Le thé marocain, à l’instar des mouvances mondiales qui ont accompagné la propagation du thé dans le monde, a sa propre histoire et son propre timbre, qui permet de mieux comprendre comment tout un peuple s’est approprié la boisson miracle, et en a fait son symbole culturel. Ainsi, revenons quelque quatre siècles dans le temps...

Un cadeau royal

L’histoire rapporte qu’à la fin du 17e siècle, le thé fut introduit au Maroc à la cour du Sultan Moulay Ismaïl (1672-1727) par la reine Anne d’Angleterre (1665-1714) désireuse de libérer des prisonniers de guerre britanniques. Bien qu’à l’origine, plusieurs fatwas interdisaient le thé selon la proscription islamique du fermenté, peu à peu, le thé fait de plus en plus partie des cadeaux que les visiteurs étrangers apportent à Moulay Ismaïl.
Et si au 18e siècle, les missionnaires, diplomates et corsaires anglais et hollandais consomment du thé en abondance, son goût raffiné séduit la cour et les autres sphères du makhzen. Le thé devient une institution royale, et vers la fin du siècle, il fait l’objet d’un véritable cérémonial.

La guerre de crimée

Avec la Guerre de Crimée, en 1854, les Anglais à la recherche de débouchés pour leur thé après le blocus de la mer Baltique, se tournent vers le Maroc, ouvrant la voie à une démocratisation du thé dans le royaume.
En 1870, alors qu’une grave crise alimentaire secoue le pays dont les importations régressent massivement, le thé reste l’une des rares denrées accessibles.
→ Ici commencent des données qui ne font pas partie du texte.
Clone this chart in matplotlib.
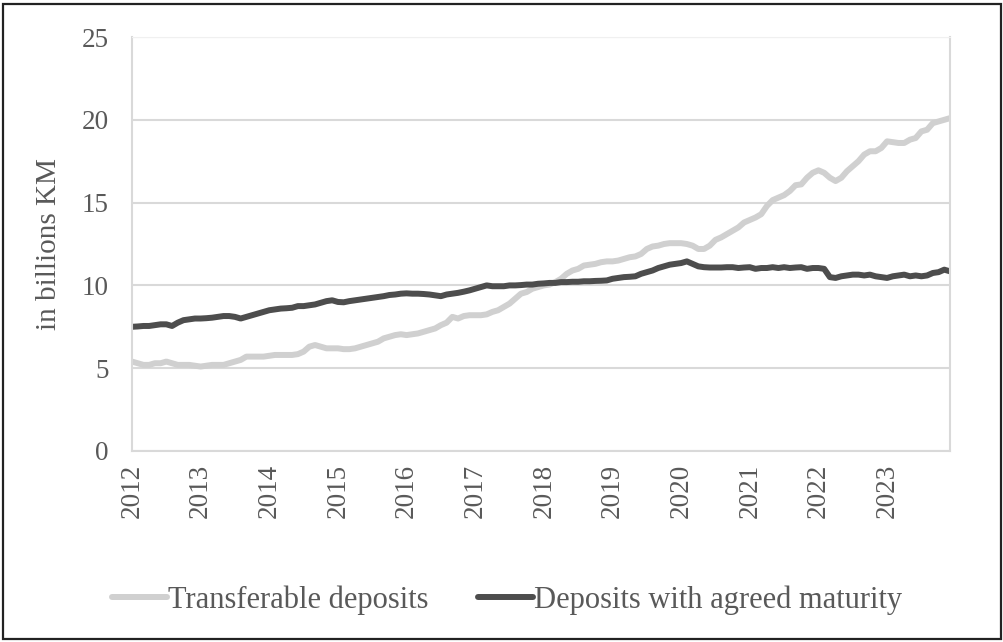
import numpy as np
import matplotlib.pyplot as plt
from matplotlib.patches import Rectangle

plt.rcParams['font.family'] = ['Liberation Serif', 'DejaVu Serif']

years = [str(y) for y in range(2012, 2024)]

# Transferable deposits, monthly, in billions KM
transferable = (
    [5.4, 5.3, 5.2, 5.2, 5.3, 5.3, 5.4, 5.3, 5.2, 5.2, 5.2, 5.15] +
    [5.1, 5.15, 5.2, 5.2, 5.2, 5.3, 5.4, 5.5, 5.7, 5.7, 5.7, 5.7] +
    [5.75, 5.8, 5.8, 5.8, 5.8, 5.85, 6.0, 6.3, 6.4, 6.3, 6.2, 6.2] +
    [6.2, 6.15, 6.15, 6.2, 6.3, 6.4, 6.5, 6.6, 6.8, 6.9, 7.0, 7.05] +
    [7.0, 7.05, 7.1, 7.2, 7.3, 7.4, 7.6, 7.75, 8.1, 8.0, 8.15, 8.2] +
    [8.2, 8.2, 8.25, 8.4, 8.5, 8.7, 8.9, 9.2, 9.5, 9.6, 9.8, 9.9] +
    [10.0, 10.05, 10.2, 10.4, 10.7, 10.9, 11.0, 11.2, 11.25, 11.3, 11.4, 11.45] +
    [11.45, 11.5, 11.6, 11.7, 11.75, 11.9, 12.2, 12.35, 12.4, 12.5, 12.55, 12.55] +
    [12.55, 12.5, 12.4, 12.2, 12.2, 12.4, 12.75, 12.9, 13.1, 13.3, 13.5, 13.8] +
    [13.95, 14.1, 14.3, 14.8, 15.15, 15.3, 15.45, 15.7, 16.05, 16.1, 16.5, 16.8] +
    [16.95, 16.8, 16.5, 16.3, 16.5, 16.9, 17.2, 17.5, 17.9, 18.1, 18.1, 18.3] +
    [18.7, 18.65, 18.6, 18.6, 18.8, 18.9, 19.3, 19.4, 19.8, 19.9, 20.0, 20.1]
)

# Deposits with agreed maturity
agreed = (
    [7.5, 7.52, 7.55, 7.55, 7.6, 7.65, 7.65, 7.55, 7.75, 7.9, 7.95, 8.0] +
    [8.0, 8.02, 8.05, 8.1, 8.15, 8.15, 8.1, 8.0, 8.1, 8.2, 8.3, 8.4] +
    [8.5, 8.55, 8.6, 8.62, 8.65, 8.75, 8.75, 8.8, 8.85, 8.95, 9.05, 9.1] +
    [9.0, 8.98, 9.05, 9.1, 9.15, 9.2, 9.25, 9.3, 9.35, 9.42, 9.45, 9.5] +
    [9.52, 9.5, 9.5, 9.48, 9.45, 9.4, 9.35, 9.45, 9.5, 9.55, 9.62, 9.7] +
    [9.8, 9.9, 10.0, 9.95, 9.95, 9.95, 10.0, 10.0, 10.02, 10.05, 10.05, 10.1] +
    [10.12, 10.15, 10.15, 10.2, 10.2, 10.22, 10.22, 10.25, 10.25, 10.27, 10.28, 10.3] +
    [10.4, 10.45, 10.5, 10.52, 10.55, 10.7, 10.8, 10.9, 11.05, 11.15, 11.25, 11.3] +
    [11.35, 11.45, 11.3, 11.15, 11.1, 11.08, 11.08, 11.08, 11.1, 11.1, 11.05, 11.08] +
    [11.1, 11.0, 11.05, 11.05, 11.1, 11.05, 11.1, 11.05, 11.08, 11.1, 11.0, 11.05] +
    [11.05, 11.0, 10.5, 10.45, 10.55, 10.6, 10.65, 10.65, 10.6, 10.65, 10.55, 10.5] +
    [10.45, 10.55, 10.6, 10.65, 10.55, 10.6, 10.55, 10.6, 10.75, 10.8, 10.95, 10.85]
)

months = np.arange(len(transferable))
text_col = '#595959'
grid_col = '#d9d9d9'

fig = plt.figure(figsize=(10.04, 6.42), dpi=100)
ax = fig.add_axes([132/1004, 1-451/642, (950-132)/1004, (451-37)/642])

ax.plot(months, transferable, color='#d0d0d0', lw=4.3, solid_capstyle='round',
        label='Transferable deposits')
ax.plot(months, agreed, color='#4d4d4d', lw=4.3, solid_capstyle='round',
        label='Deposits with agreed maturity')

ax.set_xlim(0, len(months) - 1)
ax.set_ylim(0, 25)
ax.set_yticks([0, 5, 10, 15, 20, 25])
ax.set_xticks(months[::12])
ax.set_xticklabels(years, rotation=90)
ax.tick_params(axis='both', length=0, labelsize=19.5, labelcolor=text_col)
ax.tick_params(axis='y', pad=17)
ax.tick_params(axis='x', pad=9)
ax.grid(axis='y', color=grid_col, lw=1.5)
ax.set_axisbelow(True)
for s in ['left', 'bottom', 'right']:
    ax.spines[s].set_color(grid_col)
    ax.spines[s].set_linewidth(1.5)
ax.spines['top'].set_color('#f0f0f0')

ax.set_ylabel('in billions KM', fontsize=21, color=text_col, labelpad=14)

fig.legend(loc='center', bbox_to_anchor=(0.505, 1-600/642), ncol=2, frameon=False,
           fontsize=22, labelcolor=text_col, handlelength=1.8, handletextpad=0.05,
           columnspacing=1.6)

fig.patches.append(Rectangle((3/1004, 3/642), 998/1004, 635/642, transform=fig.transFigure,
                             fill=False, edgecolor='#222222', lw=1.6))

fig.savefig('out.png', dpi=100)
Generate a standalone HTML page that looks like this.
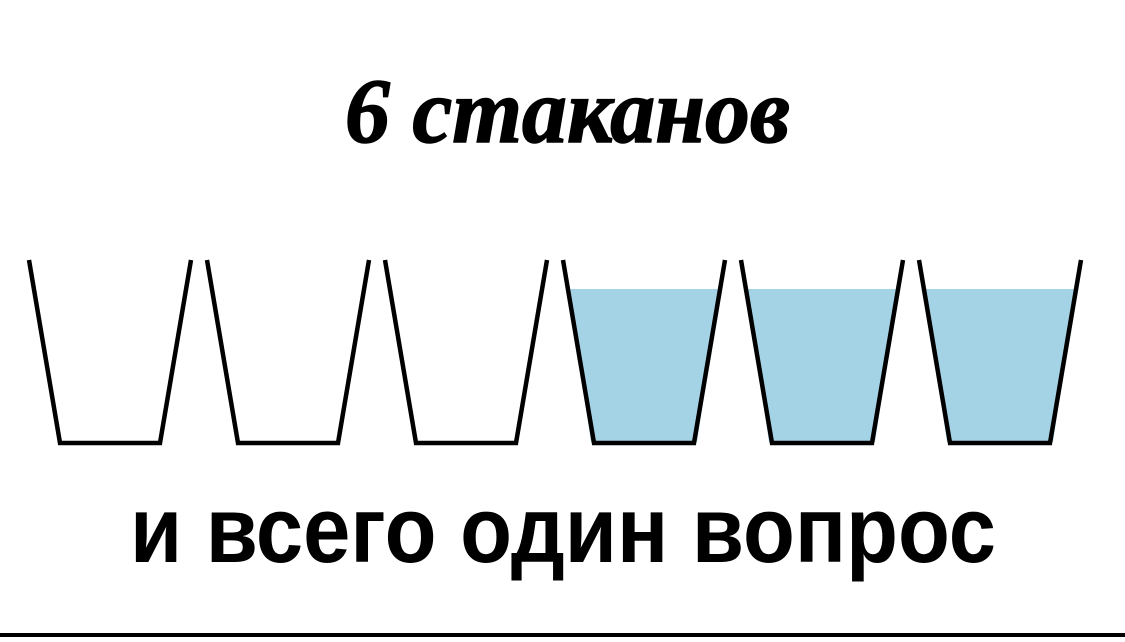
<!DOCTYPE html>
<html><head><meta charset="utf-8"><style>
html,body{margin:0;padding:0;background:#fff;}
body{width:1125px;height:637px;overflow:hidden;}
</style></head><body>
<svg width="1125" height="637" viewBox="0 0 1125 637" xmlns="http://www.w3.org/2000/svg">
<rect width="1125" height="637" fill="#fff"/>
<text x="345" y="142" textLength="445" lengthAdjust="spacingAndGlyphs" font-family="Liberation Serif, serif" font-weight="bold" font-style="italic" font-size="92" fill="#000" stroke="#000" stroke-width="1.5">6 стаканов</text>
<g fill="#a5d3e6">
<polygon points="568,289 720,289 697,442 591,442"/>
<polygon points="746,289 898,289 875,442 769,442"/>
<polygon points="924,289 1076,289 1053,442 947,442"/>
</g>
<g fill="none" stroke="#000" stroke-width="4.5" stroke-linejoin="miter">
<polyline points="29,260 60,443 160,443 191,260"/>
<polyline points="207,260 238,443 338,443 369,260"/>
<polyline points="385,260 416,443 516,443 547,260"/>
<polyline points="563,260 594,443 694,443 725,260"/>
<polyline points="741,260 772,443 872,443 903,260"/>
<polyline points="919,260 950,443 1050,443 1081,260"/>
</g>
<text x="130" y="562" textLength="866" lengthAdjust="spacingAndGlyphs" font-family="Liberation Sans, sans-serif" font-weight="bold" font-size="94" fill="#000">и всего один вопрос</text>
<rect x="0" y="633" width="1125" height="4" fill="#000"/>
</svg>
</body></html>
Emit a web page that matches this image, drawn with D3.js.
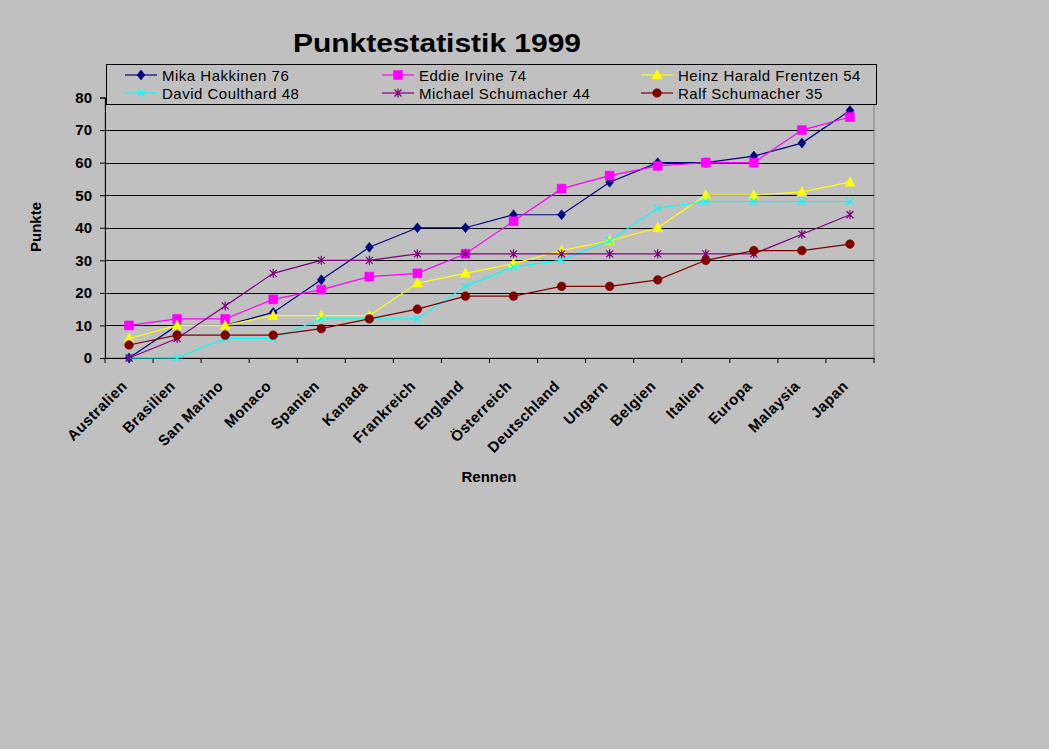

Il devient même un symbole de l’épreuve en ces périodes troubles : les Anglais inondent le marché de thés de qualité médiocre qui deviennent pour les Marocains une nourriture de substitution accompagnée de dattes et de figues

Une boisson nationale

A partir de 1930, naturellement, d’importantes familles de commerçants et négociants privés, avec à leur tête Hadj Hassan Raji “Moul Atay”, commercialisent le thé et contribuent au développement et à la distribution du thé dans le pays.
Au début des années 60, l’Etat prend le monopole du conditionnement et de la distribution du thé en créant l’Office National du Thé et du Sucre (ONTS).
Enfin, en 1994, l’Etat décrète la fin du monopole de l’ONTS et le marché s’ouvre à nouveau. Cette date clé marque le retour dans le secteur des groupes privés, dont certains ont largement contribué à faire du thé la boisson nationale du Maroc. La diversification des acteurs est source de créativité, pour le plus grand plaisir gustatif des consommateurs de thé Marocain.